The Foundation is aimed at ensuring there is no single controlling interest in the initiative, and Tomlinson said: "We can have confidence that everybody gets an equal say in the platform, so that it’s democratic.

"[Now] there’s an even playing field between ourselves and Pivotal, who did have a very strong control."

But the Foundation also secures investment in the venture to propel innovation.

Aside from securing IBM’s support, Pivotal, the firm responsible for Cloud Foundry, has also managed to persuade Rackspace, SAP and HP – alongside its own owners VMWare and EMC – to sign up as platinum sponsors of the Foundation.

That commits them to investments of $500,000 a year for at least three years to develop the PaaS technology.

Pivotal believes the continual innovation will help developers cut down the time it takes to deploy applications onto the PaaS from days to minutes, creating a new industry standard.

Verizon signed up in November last year to offer PaaS as part of its cloud, and told CBR that the benefits outweigh the risks that a customer could develop an application with them and then host it with a rival Foundry partner.

Executive director of cloud strategy, Joe Crawford, said: "We don’t want to give them a reason to move, we want to help them develop on our cloud and stay there.

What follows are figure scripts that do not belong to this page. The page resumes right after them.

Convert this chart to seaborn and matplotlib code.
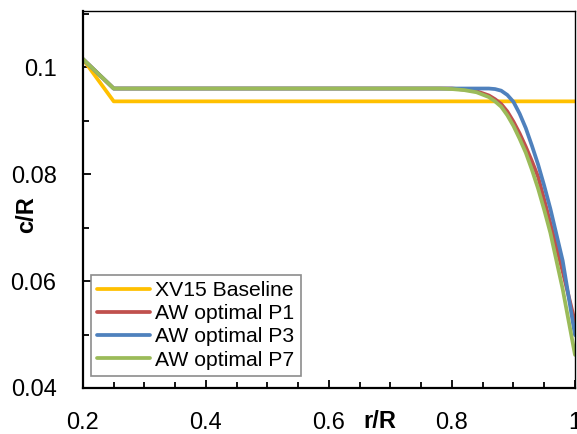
import numpy as np
import pandas as pd
import matplotlib
matplotlib.use("Agg")
import matplotlib.pyplot as plt
from matplotlib.ticker import MultipleLocator, FuncFormatter
import seaborn as sns

# Chord distributions
r_base = [0.2, 0.25, 1.0]
c_base = [0.1015, 0.0936, 0.0936]

r_opt = [0.2, 0.25, 0.5, 0.78, 0.80, 0.82, 0.84, 0.86, 0.87, 0.88, 0.89, 0.90,
         0.91, 0.92, 0.93, 0.94, 0.95, 0.96, 0.98, 1.0]
c_p1 = [0.1015, 0.0960, 0.0960, 0.0960, 0.0960, 0.0958, 0.0955, 0.0947, 0.0940,
        0.0931, 0.0917, 0.0898, 0.0876, 0.0851, 0.0824, 0.0795, 0.0752, 0.0708,
        0.0618, 0.0523]
c_p3 = [0.1015, 0.0960, 0.0960, 0.0960, 0.0960, 0.0960, 0.0960, 0.0960, 0.0959,
        0.0956, 0.0948, 0.0935, 0.0913, 0.0886, 0.0853, 0.0818, 0.0778, 0.0735,
        0.0638, 0.0499]
c_p7 = [0.1015, 0.0960, 0.0960, 0.0960, 0.0959, 0.0957, 0.0953, 0.0944, 0.0936,
        0.0926, 0.0910, 0.0890, 0.0866, 0.0840, 0.0808, 0.0773, 0.0733, 0.0690,
        0.0585, 0.0462]

names = ["XV15 Baseline", "AW optimal P1", "AW optimal P3", "AW optimal P7"]
colors = ["#FFC000", "#C0504D", "#4F81BD", "#9BBB59"]

df = pd.concat([
    pd.DataFrame({"r/R": r_base, "c/R": c_base, "case": names[0]}),
    pd.DataFrame({"r/R": r_opt, "c/R": c_p1, "case": names[1]}),
    pd.DataFrame({"r/R": r_opt, "c/R": c_p3, "case": names[2]}),
    pd.DataFrame({"r/R": r_opt, "c/R": c_p7, "case": names[3]}),
])

sns.set_style("ticks")
plt.rcParams["font.family"] = ["Liberation Sans", "DejaVu Sans"]
plt.rcParams["text.color"] = "black"
plt.rcParams["axes.labelcolor"] = "black"

fig = plt.figure(figsize=(5.77, 4.34), dpi=100)
ax = fig.add_axes([0.1438, 0.106, 0.8527, 0.8687])

sns.lineplot(data=df, x="r/R", y="c/R", hue="case", hue_order=names,
             palette=colors, linewidth=2.7, sort=False, estimator=None, ax=ax)

ax.set_xlim(0.2, 1.0)
ax.set_ylim(0.04, 0.1105)
ax.xaxis.set_major_locator(MultipleLocator(0.2))
ax.xaxis.set_minor_locator(MultipleLocator(0.05))
ax.yaxis.set_major_locator(MultipleLocator(0.02))
ax.yaxis.set_minor_locator(MultipleLocator(0.01))
ax.xaxis.set_major_formatter(FuncFormatter(lambda v, p: "%g" % round(v, 3)))
ax.yaxis.set_major_formatter(FuncFormatter(lambda v, p: "%g" % round(v, 3)))

ax.tick_params(which="both", direction="in", colors="black", labelcolor="black",
               labelsize=17, top=False, right=False, width=1.3)
ax.tick_params(which="major", length=6)
ax.tick_params(which="minor", length=4)
ax.tick_params(axis="x", pad=17)
ax.tick_params(axis="y", pad=19)

for s in ["left", "bottom"]:
    ax.spines[s].set_linewidth(1.6)
for s in ["top", "right"]:
    ax.spines[s].set_linewidth(1.0)
for s in ax.spines.values():
    s.set_color("black")

ax.set_xlabel("r/R", fontsize=17, fontweight="bold")
ax.set_ylabel("c/R", fontsize=17, fontweight="bold")
ax.xaxis.label.set_va("center")
ax.yaxis.label.set_va("center")
ax.xaxis.set_label_coords(0.604, -0.09)
ax.yaxis.set_label_coords(-0.115, 0.459)

leg = ax.legend(loc="lower left", bbox_to_anchor=(0.016, 0.032), borderaxespad=0,
                fontsize=15.2, frameon=True, fancybox=False, framealpha=1,
                edgecolor="#8c8c8c", handlelength=2.5, handletextpad=0.25,
                labelspacing=0.2, borderpad=0.3)
leg.get_frame().set_linewidth(1.2)
for t in leg.get_texts():
    t.set_color("black")

fig.savefig("out.png", dpi=100)
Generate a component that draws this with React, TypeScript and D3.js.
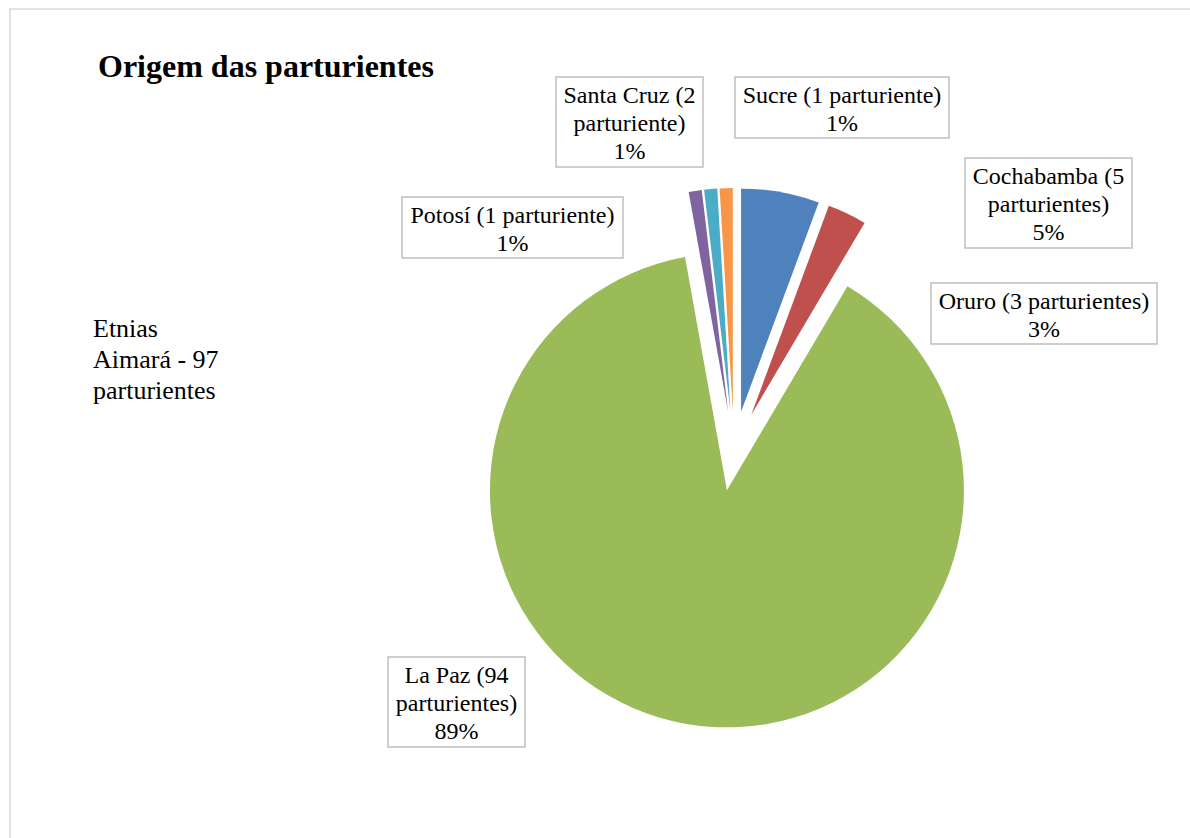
import React from "react";
import * as d3 from "d3";

const categories = ["Cochabamba", "Oruro", "La Paz", "Potosí", "Santa Cruz", "Sucre"];
const values = [6, 3, 94, 1, 1, 1];
const labelLines = [
  ["Cochabamba (5", "parturientes)", "5%"],
  ["Oruro (3 parturientes)", "3%"],
  ["La Paz (94", "parturientes)", "89%"],
  ["Potosí (1 parturiente)", "1%"],
  ["Santa Cruz (2", "parturiente)", "1%"],
  ["Sucre (1 parturiente)", "1%"],
];
const colors = ["#4F81BD", "#C0504D", "#9BBB59", "#8064A2", "#4BACC6", "#F79646"];
const title = "Origem das parturientes";
const sideNote = ["Etnias", "Aimará - 97", "parturientes"];

// layout constants
const W = 1190;
const H = 838;
const CX = 734;
const CY = 451;
const EXPLODE = 40;
const R_MAIN = 237;
const R_SMALL = 223;
const boxes = [
  { x: 965, y: 158, w: 167 },
  { x: 931, y: 283, w: 226 },
  { x: 388, y: 657, w: 137 },
  { x: 402, y: 197, w: 221 },
  { x: 556, y: 77, w: 147 },
  { x: 735, y: 77, w: 214 },
];
const FONT = "'Liberation Serif', 'Times New Roman', serif";
const LINE_H = 28;

export default function App() {
  const pie = d3
    .pie<number>()
    .sort(null)
    .value((d) => d)
    .startAngle(0)
    .endAngle(2 * Math.PI);
  const arcs = pie(values);

  return (
    <svg
      width={W}
      height={H}
      style={{ position: "absolute", left: 0, top: 0, background: "#fff" }}
    >
      <rect x={10} y={9} width={W + 20} height={H + 20} fill="#fff" stroke="#d9d9d9" strokeWidth={1.5} />
      <text x={98} y={77} fontFamily={FONT} fontWeight="bold" fontSize={32} fill="#000">
        {title}
      </text>
      {sideNote.map((t, i) => (
        <text key={i} x={93} y={337 + i * 31} fontFamily={FONT} fontSize={26} fill="#000">
          {t}
        </text>
      ))}
      {arcs.map((a, i) => {
        const mid = (a.startAngle + a.endAngle) / 2;
        const r = values[i] === d3.max(values) ? R_MAIN : R_SMALL;
        const arcGen = d3.arc<any>().innerRadius(0).outerRadius(r);
        const tx = CX + EXPLODE * Math.sin(mid);
        const ty = CY - EXPLODE * Math.cos(mid);
        return (
          <path
            key={categories[i]}
            d={arcGen(a) || ""}
            transform={`translate(${tx},${ty})`}
            fill={colors[i]}
          />
        );
      })}
      {boxes.map((b, i) => {
        const lines = labelLines[i];
        const h = lines.length * 29 + 3;
        return (
          <g key={i}>
            <rect x={b.x} y={b.y} width={b.w} height={h} fill="#fff" stroke="#bfbfbf" strokeWidth={1.5} />
            {lines.map((t, j) => (
              <text
                key={j}
                x={b.x + b.w / 2}
                y={b.y + 26 + j * LINE_H}
                textAnchor="middle"
                fontFamily={FONT}
                fontSize={24}
                fill="#000"
              >
                {t}
              </text>
            ))}
          </g>
        );
      })}
    </svg>
  );
}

"Sure [there’s a danger they could move the application to run it elsewhere]. Or develop it somewhere else and never move it to Verizon."

But colleague Abrar Khan said the strength of Cloud Foundry was the diversity of companies involved with it.

"What Cloud Foundry offers it’s a system where if you need more capacity, you expand across multiple providers," he said.

"That’s where the power is. I don’t think it’s necessarily saying ‘use Verizon’ or use another provider: it’s giving the customer control of where they want to deploy and how much capacity they need."

And other companies are looking at joining – Len Padilla, VP of product strategy for telecoms group NTT Com, said it is looking at the open source movement.

"We think it’s really interesting, the Pivotal mission is really interesting within VMWare and EMC" he said. "We’re not an exclusive part of that but that could change."